REQUIRED TASK ::
From the entries below, extract every line that includes the word "this".

DATA ENTRIES ::
^^^^^^^^^^^^^^^^

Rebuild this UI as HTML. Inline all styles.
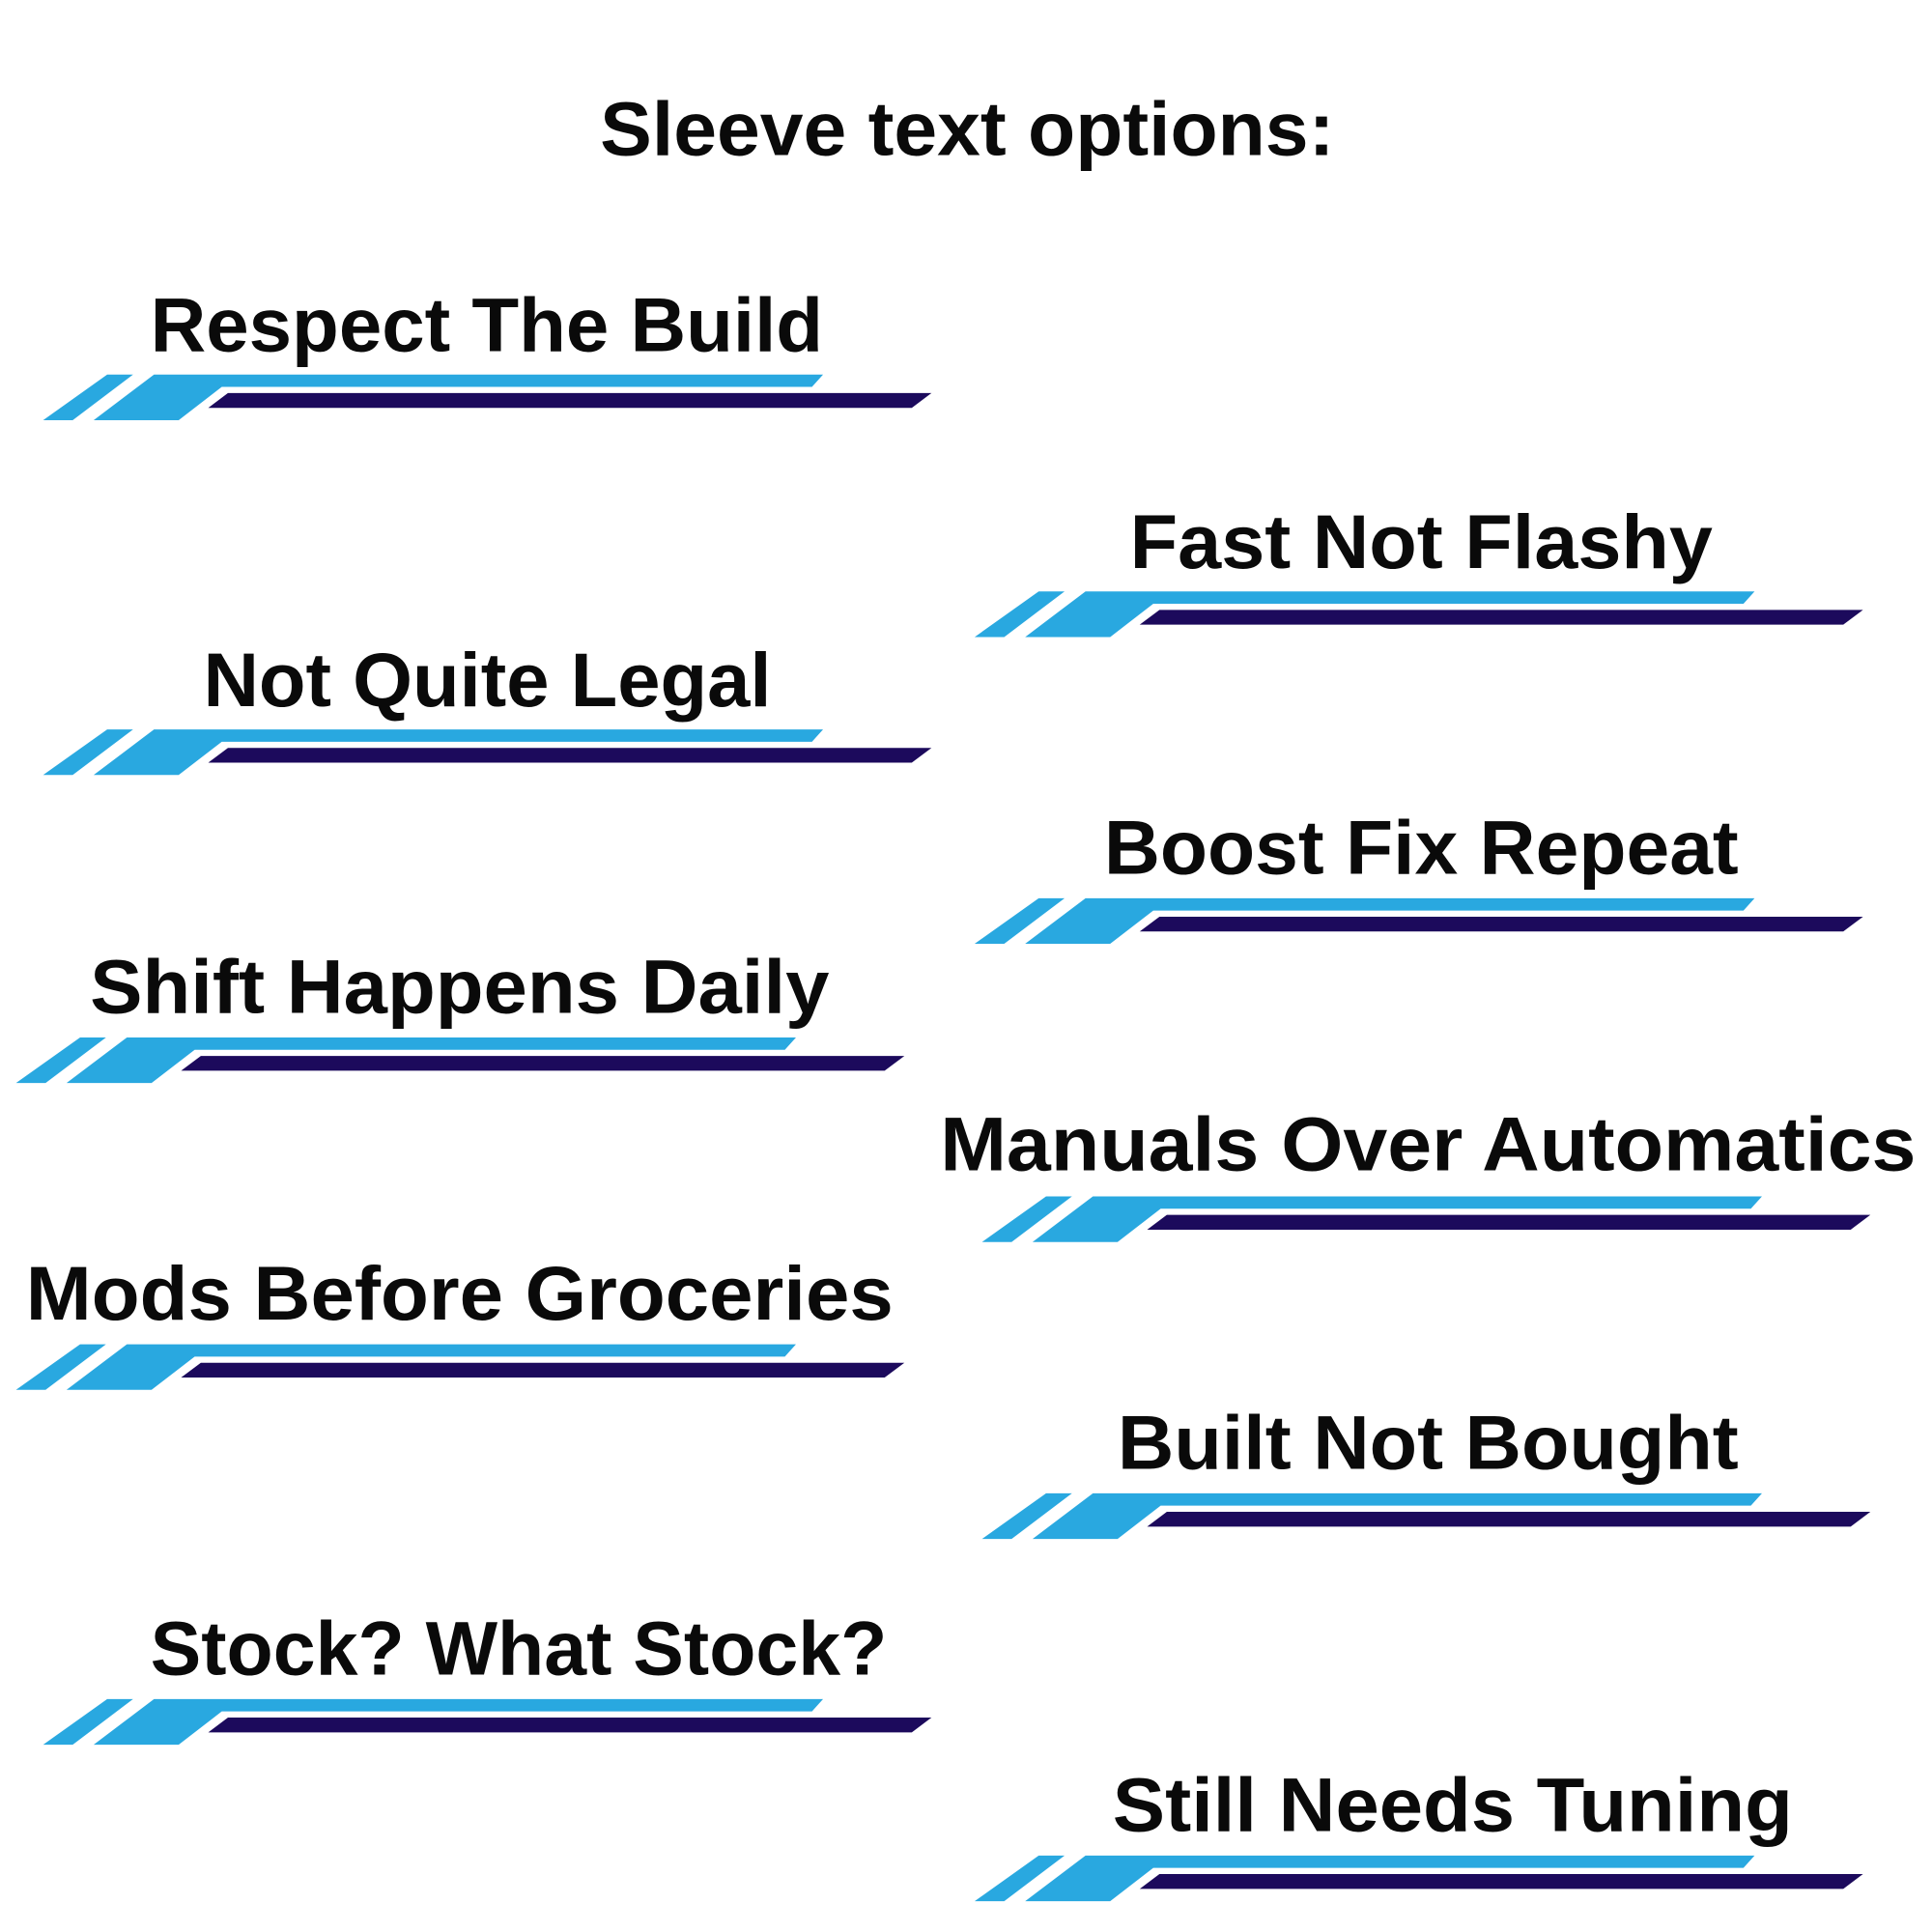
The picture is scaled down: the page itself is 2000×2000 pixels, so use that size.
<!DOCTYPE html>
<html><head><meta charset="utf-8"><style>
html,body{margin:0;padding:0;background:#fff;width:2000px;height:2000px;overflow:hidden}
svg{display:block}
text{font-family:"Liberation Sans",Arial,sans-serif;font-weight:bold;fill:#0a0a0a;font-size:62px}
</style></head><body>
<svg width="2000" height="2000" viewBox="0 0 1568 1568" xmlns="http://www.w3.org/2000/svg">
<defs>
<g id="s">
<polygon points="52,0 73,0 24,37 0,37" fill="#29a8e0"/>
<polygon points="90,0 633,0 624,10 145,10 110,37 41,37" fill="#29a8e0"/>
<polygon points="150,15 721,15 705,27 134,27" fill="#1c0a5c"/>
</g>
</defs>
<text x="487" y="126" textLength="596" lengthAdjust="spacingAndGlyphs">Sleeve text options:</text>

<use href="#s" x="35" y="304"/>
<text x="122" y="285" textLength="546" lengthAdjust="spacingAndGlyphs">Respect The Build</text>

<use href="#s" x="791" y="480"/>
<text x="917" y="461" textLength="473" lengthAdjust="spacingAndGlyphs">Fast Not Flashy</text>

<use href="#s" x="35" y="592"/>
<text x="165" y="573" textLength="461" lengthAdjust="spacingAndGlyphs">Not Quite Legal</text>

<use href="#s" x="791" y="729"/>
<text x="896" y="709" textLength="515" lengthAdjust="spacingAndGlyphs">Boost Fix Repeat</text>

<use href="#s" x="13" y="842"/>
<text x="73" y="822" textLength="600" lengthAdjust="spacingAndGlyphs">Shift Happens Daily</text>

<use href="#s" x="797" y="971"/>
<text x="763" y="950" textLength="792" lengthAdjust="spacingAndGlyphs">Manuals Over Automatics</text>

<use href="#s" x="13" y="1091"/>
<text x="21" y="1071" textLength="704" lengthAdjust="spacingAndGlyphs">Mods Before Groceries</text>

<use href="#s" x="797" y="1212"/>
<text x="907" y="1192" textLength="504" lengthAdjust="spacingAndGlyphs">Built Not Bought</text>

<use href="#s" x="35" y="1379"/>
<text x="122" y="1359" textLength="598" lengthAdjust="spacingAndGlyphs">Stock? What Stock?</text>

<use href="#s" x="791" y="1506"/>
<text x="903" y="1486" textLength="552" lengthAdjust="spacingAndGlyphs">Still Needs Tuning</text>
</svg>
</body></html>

^^^^^^^^^^^^^^^^

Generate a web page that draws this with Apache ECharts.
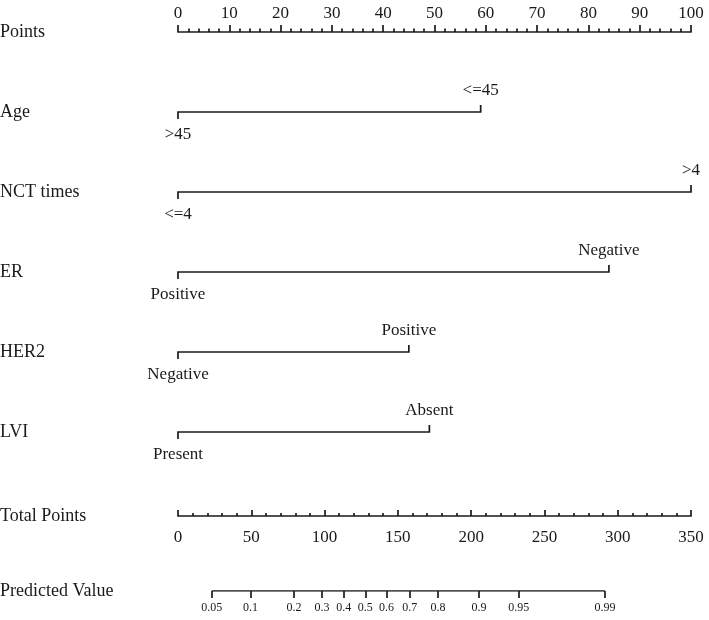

^^^^^^^^^^^^^^^^

FULL SOLUTION ::
Rebuild this UI as HTML. Inline all styles.
Generate a web page that draws this with Apache ECharts.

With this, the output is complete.